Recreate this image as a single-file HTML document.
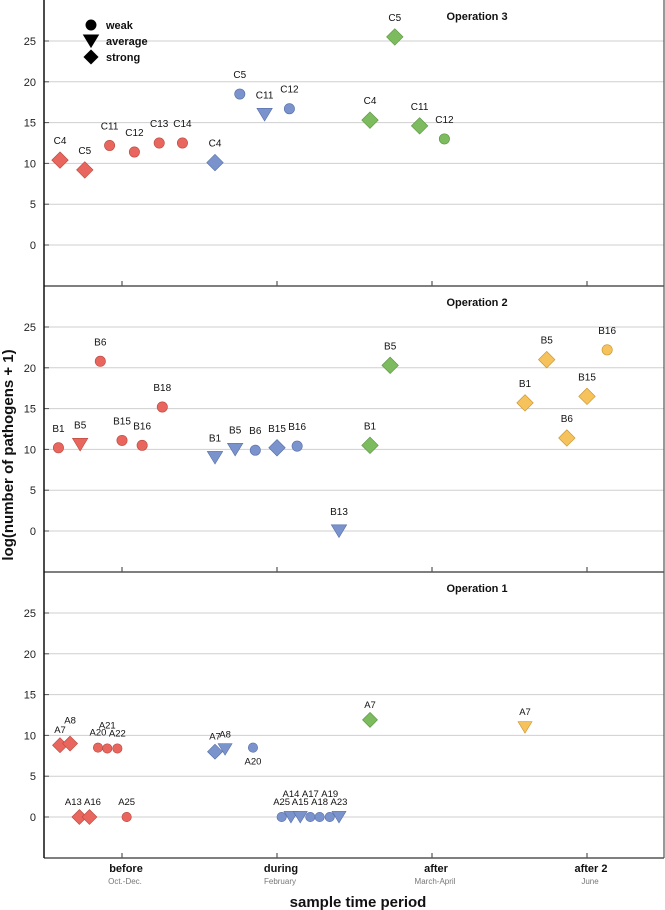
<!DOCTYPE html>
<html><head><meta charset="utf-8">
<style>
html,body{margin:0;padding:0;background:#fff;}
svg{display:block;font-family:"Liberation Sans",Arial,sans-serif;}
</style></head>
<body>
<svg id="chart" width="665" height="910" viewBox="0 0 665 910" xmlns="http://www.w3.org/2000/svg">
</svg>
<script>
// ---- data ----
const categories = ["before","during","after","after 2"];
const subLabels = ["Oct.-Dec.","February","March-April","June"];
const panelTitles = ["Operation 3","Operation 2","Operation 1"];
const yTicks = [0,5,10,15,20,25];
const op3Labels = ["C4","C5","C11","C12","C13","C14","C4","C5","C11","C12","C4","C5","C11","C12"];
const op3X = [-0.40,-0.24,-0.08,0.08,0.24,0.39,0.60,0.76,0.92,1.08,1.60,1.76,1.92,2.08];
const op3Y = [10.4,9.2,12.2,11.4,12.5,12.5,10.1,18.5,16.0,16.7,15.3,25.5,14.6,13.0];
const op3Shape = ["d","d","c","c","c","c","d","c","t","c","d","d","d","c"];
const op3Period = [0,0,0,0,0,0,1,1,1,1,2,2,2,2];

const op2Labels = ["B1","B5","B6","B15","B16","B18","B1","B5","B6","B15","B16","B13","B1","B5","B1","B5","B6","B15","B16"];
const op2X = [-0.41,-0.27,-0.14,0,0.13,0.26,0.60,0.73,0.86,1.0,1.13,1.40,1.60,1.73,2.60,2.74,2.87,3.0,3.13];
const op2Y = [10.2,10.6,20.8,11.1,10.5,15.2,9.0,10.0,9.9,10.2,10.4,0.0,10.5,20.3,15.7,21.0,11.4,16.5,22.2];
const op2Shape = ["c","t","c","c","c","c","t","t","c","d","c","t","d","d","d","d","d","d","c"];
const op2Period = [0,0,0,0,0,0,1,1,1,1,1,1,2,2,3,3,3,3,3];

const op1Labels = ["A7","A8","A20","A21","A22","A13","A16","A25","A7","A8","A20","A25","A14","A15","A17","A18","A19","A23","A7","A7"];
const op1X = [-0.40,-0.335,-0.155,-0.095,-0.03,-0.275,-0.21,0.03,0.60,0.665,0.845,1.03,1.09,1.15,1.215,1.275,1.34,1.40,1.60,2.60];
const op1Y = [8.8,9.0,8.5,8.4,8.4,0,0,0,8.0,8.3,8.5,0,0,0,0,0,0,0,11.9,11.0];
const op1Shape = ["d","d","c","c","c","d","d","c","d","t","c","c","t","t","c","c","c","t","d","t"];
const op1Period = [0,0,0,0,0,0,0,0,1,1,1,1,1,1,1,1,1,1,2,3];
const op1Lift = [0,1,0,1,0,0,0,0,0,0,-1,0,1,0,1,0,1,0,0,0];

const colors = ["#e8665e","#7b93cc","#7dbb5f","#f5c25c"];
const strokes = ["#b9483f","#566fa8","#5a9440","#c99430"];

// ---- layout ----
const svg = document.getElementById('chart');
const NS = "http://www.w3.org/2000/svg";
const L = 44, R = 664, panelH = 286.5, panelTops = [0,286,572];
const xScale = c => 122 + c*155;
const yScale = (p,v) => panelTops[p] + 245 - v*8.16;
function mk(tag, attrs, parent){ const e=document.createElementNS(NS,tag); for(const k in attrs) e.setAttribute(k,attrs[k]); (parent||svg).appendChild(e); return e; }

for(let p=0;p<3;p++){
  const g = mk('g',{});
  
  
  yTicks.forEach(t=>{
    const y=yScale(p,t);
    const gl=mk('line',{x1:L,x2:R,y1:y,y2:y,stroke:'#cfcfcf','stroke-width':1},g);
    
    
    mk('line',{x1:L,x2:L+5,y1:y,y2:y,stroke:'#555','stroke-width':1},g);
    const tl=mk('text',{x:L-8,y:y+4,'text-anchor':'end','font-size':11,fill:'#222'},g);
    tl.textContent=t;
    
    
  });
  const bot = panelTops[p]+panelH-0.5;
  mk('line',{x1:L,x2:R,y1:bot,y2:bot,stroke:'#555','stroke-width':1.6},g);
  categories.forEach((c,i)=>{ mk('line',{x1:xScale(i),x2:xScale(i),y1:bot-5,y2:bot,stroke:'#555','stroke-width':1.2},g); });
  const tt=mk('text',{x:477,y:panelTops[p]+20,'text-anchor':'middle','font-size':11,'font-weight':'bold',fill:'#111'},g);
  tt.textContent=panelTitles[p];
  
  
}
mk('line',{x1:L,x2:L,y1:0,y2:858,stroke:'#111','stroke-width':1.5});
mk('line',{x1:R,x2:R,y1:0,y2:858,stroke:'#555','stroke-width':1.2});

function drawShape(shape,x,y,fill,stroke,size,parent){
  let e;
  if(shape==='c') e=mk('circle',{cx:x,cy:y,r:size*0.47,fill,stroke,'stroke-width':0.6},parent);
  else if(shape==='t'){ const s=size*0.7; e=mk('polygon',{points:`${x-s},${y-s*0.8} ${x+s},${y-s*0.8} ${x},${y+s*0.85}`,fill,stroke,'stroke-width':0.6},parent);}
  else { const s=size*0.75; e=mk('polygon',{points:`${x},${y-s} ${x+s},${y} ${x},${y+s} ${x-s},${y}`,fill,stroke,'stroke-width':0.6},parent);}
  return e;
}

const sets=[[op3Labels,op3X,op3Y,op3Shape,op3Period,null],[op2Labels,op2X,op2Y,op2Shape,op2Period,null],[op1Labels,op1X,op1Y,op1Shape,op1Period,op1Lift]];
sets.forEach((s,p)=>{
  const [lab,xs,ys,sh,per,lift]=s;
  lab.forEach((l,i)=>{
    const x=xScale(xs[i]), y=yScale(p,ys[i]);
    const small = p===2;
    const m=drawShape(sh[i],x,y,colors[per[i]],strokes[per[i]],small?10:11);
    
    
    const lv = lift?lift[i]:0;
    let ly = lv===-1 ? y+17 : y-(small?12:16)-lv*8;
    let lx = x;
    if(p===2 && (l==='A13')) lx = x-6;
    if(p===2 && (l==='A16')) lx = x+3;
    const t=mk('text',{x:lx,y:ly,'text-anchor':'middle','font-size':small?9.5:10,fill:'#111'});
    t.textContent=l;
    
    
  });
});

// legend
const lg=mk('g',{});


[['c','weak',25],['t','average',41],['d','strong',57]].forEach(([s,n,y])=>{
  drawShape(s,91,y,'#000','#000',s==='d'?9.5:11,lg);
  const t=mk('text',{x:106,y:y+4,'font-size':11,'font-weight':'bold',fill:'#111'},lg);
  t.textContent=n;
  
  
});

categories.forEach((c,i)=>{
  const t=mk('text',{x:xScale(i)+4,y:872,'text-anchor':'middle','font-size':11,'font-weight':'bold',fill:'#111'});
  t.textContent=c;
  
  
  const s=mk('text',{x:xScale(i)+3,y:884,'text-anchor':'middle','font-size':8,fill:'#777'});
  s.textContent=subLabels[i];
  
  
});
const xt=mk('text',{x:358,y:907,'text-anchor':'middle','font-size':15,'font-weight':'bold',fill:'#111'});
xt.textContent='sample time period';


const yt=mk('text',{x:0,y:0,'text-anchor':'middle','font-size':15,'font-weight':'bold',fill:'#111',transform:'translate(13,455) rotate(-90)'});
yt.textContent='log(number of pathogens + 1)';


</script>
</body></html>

• **OBJECTIVE**
Return the material exactly as given, apart from the pictures.

• **REPLY TO THE EXERCISE**
Recreate this image as a single-file HTML document.
<!DOCTYPE html>
<html><head><meta charset="utf-8">
<style>
html,body{margin:0;padding:0;background:#fff;}
svg{display:block;font-family:"Liberation Sans",Arial,sans-serif;}
</style></head>
<body>
<svg id="chart" width="665" height="910" viewBox="0 0 665 910" xmlns="http://www.w3.org/2000/svg">
</svg>
<script>
// ---- data ----
const categories = ["before","during","after","after 2"];
const subLabels = ["Oct.-Dec.","February","March-April","June"];
const panelTitles = ["Operation 3","Operation 2","Operation 1"];
const yTicks = [0,5,10,15,20,25];
const op3Labels = ["C4","C5","C11","C12","C13","C14","C4","C5","C11","C12","C4","C5","C11","C12"];
const op3X = [-0.40,-0.24,-0.08,0.08,0.24,0.39,0.60,0.76,0.92,1.08,1.60,1.76,1.92,2.08];
const op3Y = [10.4,9.2,12.2,11.4,12.5,12.5,10.1,18.5,16.0,16.7,15.3,25.5,14.6,13.0];
const op3Shape = ["d","d","c","c","c","c","d","c","t","c","d","d","d","c"];
const op3Period = [0,0,0,0,0,0,1,1,1,1,2,2,2,2];

const op2Labels = ["B1","B5","B6","B15","B16","B18","B1","B5","B6","B15","B16","B13","B1","B5","B1","B5","B6","B15","B16"];
const op2X = [-0.41,-0.27,-0.14,0,0.13,0.26,0.60,0.73,0.86,1.0,1.13,1.40,1.60,1.73,2.60,2.74,2.87,3.0,3.13];
const op2Y = [10.2,10.6,20.8,11.1,10.5,15.2,9.0,10.0,9.9,10.2,10.4,0.0,10.5,20.3,15.7,21.0,11.4,16.5,22.2];
const op2Shape = ["c","t","c","c","c","c","t","t","c","d","c","t","d","d","d","d","d","d","c"];
const op2Period = [0,0,0,0,0,0,1,1,1,1,1,1,2,2,3,3,3,3,3];

const op1Labels = ["A7","A8","A20","A21","A22","A13","A16","A25","A7","A8","A20","A25","A14","A15","A17","A18","A19","A23","A7","A7"];
const op1X = [-0.40,-0.335,-0.155,-0.095,-0.03,-0.275,-0.21,0.03,0.60,0.665,0.845,1.03,1.09,1.15,1.215,1.275,1.34,1.40,1.60,2.60];
const op1Y = [8.8,9.0,8.5,8.4,8.4,0,0,0,8.0,8.3,8.5,0,0,0,0,0,0,0,11.9,11.0];
const op1Shape = ["d","d","c","c","c","d","d","c","d","t","c","c","t","t","c","c","c","t","d","t"];
const op1Period = [0,0,0,0,0,0,0,0,1,1,1,1,1,1,1,1,1,1,2,3];
const op1Lift = [0,1,0,1,0,0,0,0,0,0,-1,0,1,0,1,0,1,0,0,0];

const colors = ["#e8665e","#7b93cc","#7dbb5f","#f5c25c"];
const strokes = ["#b9483f","#566fa8","#5a9440","#c99430"];

// ---- layout ----
const svg = document.getElementById('chart');
const NS = "http://www.w3.org/2000/svg";
const L = 44, R = 664, panelH = 286.5, panelTops = [0,286,572];
const xScale = c => 122 + c*155;
const yScale = (p,v) => panelTops[p] + 245 - v*8.16;
function mk(tag, attrs, parent){ const e=document.createElementNS(NS,tag); for(const k in attrs) e.setAttribute(k,attrs[k]); (parent||svg).appendChild(e); return e; }

for(let p=0;p<3;p++){
  const g = mk('g',{});
  
  
  yTicks.forEach(t=>{
    const y=yScale(p,t);
    const gl=mk('line',{x1:L,x2:R,y1:y,y2:y,stroke:'#cfcfcf','stroke-width':1},g);
    
    
    mk('line',{x1:L,x2:L+5,y1:y,y2:y,stroke:'#555','stroke-width':1},g);
    const tl=mk('text',{x:L-8,y:y+4,'text-anchor':'end','font-size':11,fill:'#222'},g);
    tl.textContent=t;
    
    
  });
  const bot = panelTops[p]+panelH-0.5;
  mk('line',{x1:L,x2:R,y1:bot,y2:bot,stroke:'#555','stroke-width':1.6},g);
  categories.forEach((c,i)=>{ mk('line',{x1:xScale(i),x2:xScale(i),y1:bot-5,y2:bot,stroke:'#555','stroke-width':1.2},g); });
  const tt=mk('text',{x:477,y:panelTops[p]+20,'text-anchor':'middle','font-size':11,'font-weight':'bold',fill:'#111'},g);
  tt.textContent=panelTitles[p];
  
  
}
mk('line',{x1:L,x2:L,y1:0,y2:858,stroke:'#111','stroke-width':1.5});
mk('line',{x1:R,x2:R,y1:0,y2:858,stroke:'#555','stroke-width':1.2});

function drawShape(shape,x,y,fill,stroke,size,parent){
  let e;
  if(shape==='c') e=mk('circle',{cx:x,cy:y,r:size*0.47,fill,stroke,'stroke-width':0.6},parent);
  else if(shape==='t'){ const s=size*0.7; e=mk('polygon',{points:`${x-s},${y-s*0.8} ${x+s},${y-s*0.8} ${x},${y+s*0.85}`,fill,stroke,'stroke-width':0.6},parent);}
  else { const s=size*0.75; e=mk('polygon',{points:`${x},${y-s} ${x+s},${y} ${x},${y+s} ${x-s},${y}`,fill,stroke,'stroke-width':0.6},parent);}
  return e;
}

const sets=[[op3Labels,op3X,op3Y,op3Shape,op3Period,null],[op2Labels,op2X,op2Y,op2Shape,op2Period,null],[op1Labels,op1X,op1Y,op1Shape,op1Period,op1Lift]];
sets.forEach((s,p)=>{
  const [lab,xs,ys,sh,per,lift]=s;
  lab.forEach((l,i)=>{
    const x=xScale(xs[i]), y=yScale(p,ys[i]);
    const small = p===2;
    const m=drawShape(sh[i],x,y,colors[per[i]],strokes[per[i]],small?10:11);
    
    
    const lv = lift?lift[i]:0;
    let ly = lv===-1 ? y+17 : y-(small?12:16)-lv*8;
    let lx = x;
    if(p===2 && (l==='A13')) lx = x-6;
    if(p===2 && (l==='A16')) lx = x+3;
    const t=mk('text',{x:lx,y:ly,'text-anchor':'middle','font-size':small?9.5:10,fill:'#111'});
    t.textContent=l;
    
    
  });
});

// legend
const lg=mk('g',{});


[['c','weak',25],['t','average',41],['d','strong',57]].forEach(([s,n,y])=>{
  drawShape(s,91,y,'#000','#000',s==='d'?9.5:11,lg);
  const t=mk('text',{x:106,y:y+4,'font-size':11,'font-weight':'bold',fill:'#111'},lg);
  t.textContent=n;
  
  
});

categories.forEach((c,i)=>{
  const t=mk('text',{x:xScale(i)+4,y:872,'text-anchor':'middle','font-size':11,'font-weight':'bold',fill:'#111'});
  t.textContent=c;
  
  
  const s=mk('text',{x:xScale(i)+3,y:884,'text-anchor':'middle','font-size':8,fill:'#777'});
  s.textContent=subLabels[i];
  
  
});
const xt=mk('text',{x:358,y:907,'text-anchor':'middle','font-size':15,'font-weight':'bold',fill:'#111'});
xt.textContent='sample time period';


const yt=mk('text',{x:0,y:0,'text-anchor':'middle','font-size':15,'font-weight':'bold',fill:'#111',transform:'translate(13,455) rotate(-90)'});
yt.textContent='log(number of pathogens + 1)';


</script>
</body></html>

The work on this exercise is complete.